Plus grave est cette presse vénale et complice qui laisse dérouler les théories les plus folles et les rumeurs fausses rien que pour détruire les vraies élites nationales.
Qui n’en est potentiellement victime lève la main?
Même dans les affaires de famille réglées par un arbitrage divin, certains, bavards et nafekhs, se prononcent sans savoir de quoi ils parlent…Jusqu’à la gestion des morts. À les suivre, il faut briser les prescriptions divines pour satisfaire leur cupidité terrestre!
Wakh rekk dans ce pays sans savoir ou pire sans vouloir savoir la vraie vérité!
Quel pays! On peut y prendre sa plume et traiter quelqu’un de membre de Daesch, d’ivrogne, de frimeur, de n’importe quoi.
Et, hélas, complaisante, voyeuriste, parfois portée vers le goût de voir l’autre être livré aux chiens, comme dirait Mitterand, la foule refuse de prendre du recul: elle applaudit niaisement, méchamment.
Voila, tel qu’il m’apparaît, le Sénégal des alternances ratées, terre des imposteurs, voleurs: baigné par la pauvreté matérielle et, surtout, morale.
C’est le pays où Eudoxie et le reukeunte, les duels de coqs, sont célébrés.
What went wrong?
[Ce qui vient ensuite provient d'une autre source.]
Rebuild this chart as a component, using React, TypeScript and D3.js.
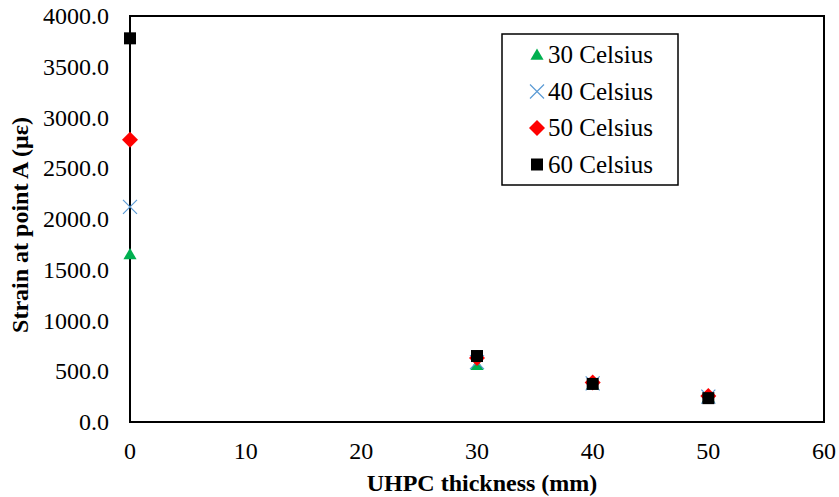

Est-ce tard, définitif, pour rattraper?
Clairement, en matière de gestion de nos hydrocarbures et de notre démocratie, de notre pays, c’est un devoir Collectif dont le “temps du moment”, selon la formule d’un philosophe Allemand est à l’angle, en février.
Nous ne rattraperons pas sans remettre au Centre une vraie presse. D’où mon plaisir à donner en exemple le si respecté New York Times. Son leitmotiv: Publier ce qui est décent, devrait inspirer non seulement les journalistes mais tous ceux qui participent au débat public.
Dire le décent, envisager l’intérêt collectif, exiger l’intérêt national.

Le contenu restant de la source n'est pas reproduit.